> Let’s get more concrete. Let’s use this to solve a real problem. My server has...

wwilson · 2024-09-10T14:24:21 1725978261

Yes, unfortunately we have not figured out how to rewind time in the real world yet. When we do, there are a lot of choices I'm going to revisit...

abeppu · 2024-09-10T14:36:10 1725978970

... but the intro makes it sound like this system is valuable in investigating bugs that occurred in prod systems:

> I’ve been involved in too many production outages and emergencies whose aftermath felt just like that. Eventually all the alerts and alarms get resolved and the error rates creep back down. And then what? Cordon the servers off with yellow police tape? The bug that caused the outage is there in your code somewhere, but it may have taken some outrageously specific circumstances to trigger it.

So practically, if a production outage (where I think "production" means it cannot be in a simulated environment, since the customers you're serving are real) is caused by very specific circumstances, and your production system records some, but not every attribute of its inputs and state ... how does one make use of antithesis? Concretely, when you have a fully-deterministic system that can help your investigation, but you have only a partial view of the conditions that caused the bug ... how do you proceed?

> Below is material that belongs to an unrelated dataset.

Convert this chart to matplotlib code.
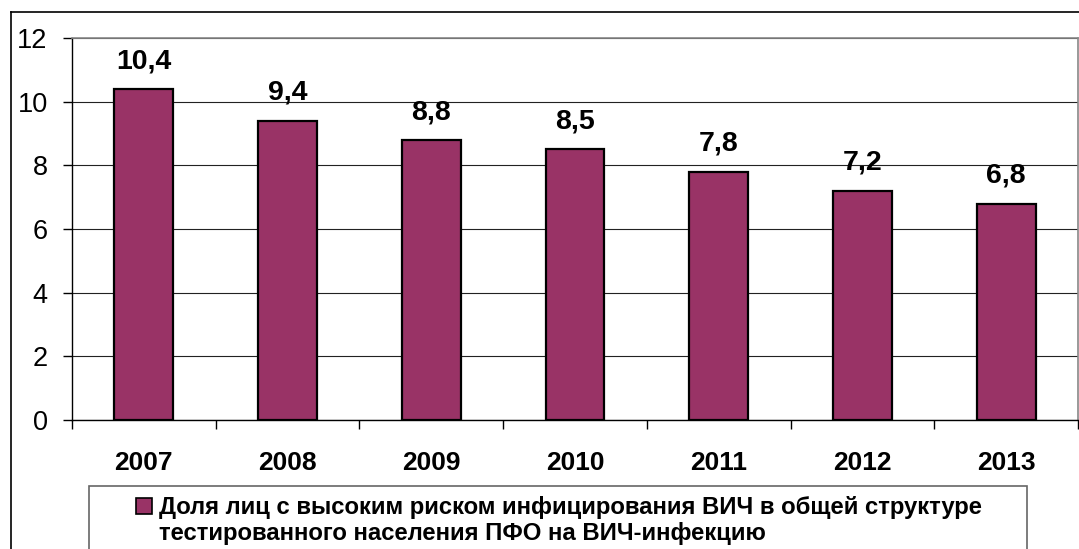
import matplotlib
matplotlib.use("Agg")
import matplotlib.pyplot as plt
from matplotlib.patches import Rectangle, Patch
from matplotlib.lines import Line2D

plt.rcParams['font.family'] = ['Liberation Sans', 'DejaVu Sans']

years = ['2007', '2008', '2009', '2010', '2011', '2012', '2013']
values = [10.4, 9.4, 8.8, 8.5, 7.8, 7.2, 6.8]
value_labels = ['10,4', '9,4', '8,8', '8,5', '7,8', '7,2', '6,8']
legend_lines = ["Доля лиц с высоким риском инфицирования ВИЧ в общей структуре",
                "тестированного населения ПФО на ВИЧ-инфекцию"]

W, H = 1079, 549
fig = plt.figure(figsize=(W / 100, H / 100), dpi=100)

def fx(px):
    return px / W

def fy(py):
    return 1 - py / H

# outer chart border (top and left visible)
fig.add_artist(Line2D([fx(11), fx(11)], [fy(12), fy(560)], color='black', lw=1.2,
                      transform=fig.transFigure))
fig.add_artist(Line2D([fx(11), fx(1085)], [fy(12), fy(12)], color='black', lw=1.2,
                      transform=fig.transFigure))

left, right, top, bottom = 72, 1078, 38, 420
ax = fig.add_axes([fx(left), fy(bottom), fx(right - left), (bottom - top) / H])

bar_color = '#993366'
x = list(range(len(years)))
bars = ax.bar(x, values, width=0.41, color=bar_color, edgecolor='black', linewidth=1.6, zorder=3)

ax.set_xlim(-0.5, len(years) - 0.5)
ax.set_ylim(0, 12)
ax.set_yticks([0, 2, 4, 6, 8, 10, 12])
ax.set_yticklabels(['0', '2', '4', '6', '8', '10', '12'], fontsize=19.5)
ax.tick_params(axis='y', direction='out', length=6.5, width=1, pad=11, color='black')

ax.set_xticks(x)
ax.set_xticklabels(years, fontsize=19, fontweight='bold')
ax.tick_params(axis='x', which='major', length=0, pad=22)
ax.set_xticks([i - 0.5 for i in range(len(years) + 1)], minor=True)
ax.tick_params(axis='x', which='minor', direction='out', length=6.5, width=1, color='black')

ax.yaxis.grid(True, color='#222222', linewidth=0.8, zorder=0)
ax.set_axisbelow(True)

for side in ['top', 'right']:
    ax.spines[side].set_color('#888888')
    ax.spines[side].set_linewidth(1.2)
for side in ['left', 'bottom']:
    ax.spines[side].set_color('black')
    ax.spines[side].set_linewidth(1)

for xi, v, lab in zip(x, values, value_labels):
    ax.annotate(lab, xy=(xi, v), xytext=(0, 15), textcoords='offset points',
                ha='center', va='baseline', fontsize=20.5, fontweight='bold')

# legend frame
fig.add_artist(Rectangle((fx(89), fy(570)), fx(1027 - 89), (570 - 486) / H,
                         transform=fig.transFigure, facecolor='white',
                         edgecolor='#666666', linewidth=1.2, zorder=1))
handles = [Patch(facecolor=bar_color, edgecolor='black', linewidth=1.2),
           Patch(facecolor='none', edgecolor='none')]
leg = fig.legend(handles, legend_lines, loc='upper center',
                 bbox_to_anchor=(fx(559), fy(496)), frameon=False,
                 prop={'size': 17.2, 'weight': 'bold'}, handlelength=0.65,
                 handleheight=0.65, handletextpad=0.3, borderpad=0, borderaxespad=0,
                 labelspacing=0.12)
leg.set_zorder(2)

fig.savefig('out.png', dpi=100)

I feel like this post is over-promising but perhaps there's something I just don't understand since I've never worked with a tool set like this.

jackschu · 2024-09-10T18:09:30 1725991770

(I work at Antithesis)

I think you're right that the framing leans towards providing value in prod issues, but we left out how we provide value there. I think you're also right that we're just used to experiencing the value here, but it needs some explanation.

Basically this is where guided, tree-based fuzzing comes in. If something in the real world is caused by very specific circumstances, we're well positions to have also generated those specific circumstances. This is thanks to parallelism, intelligent exploration, fault injection, our ability to revisit interesting states in the past with fast snapshots, etc.

We've had some super notable instances of a customer finds a bug in prod, recalls its that weird bug they've been ignoring that we surfaced a month ago, and then uses this approach to debug.

The best docs on this are probably here: https://antithesis.com/docs/introduction/how_antithesis_work...

yellow_lead · 2024-09-10T16:04:00 1725984240

This was my thinking as well. Prod environments can be extremely complicated and issues often come down to specific configuration or data issues in production. So I had a lot of trouble understanding how the premise is connected to the product here.

qarl · 2024-09-10T14:29:02 1725978542

> Yes, unfortunately we have not figured out how to rewind time in the real world yet.

10 bucks says you get complaints for not implementing the "real world" feature.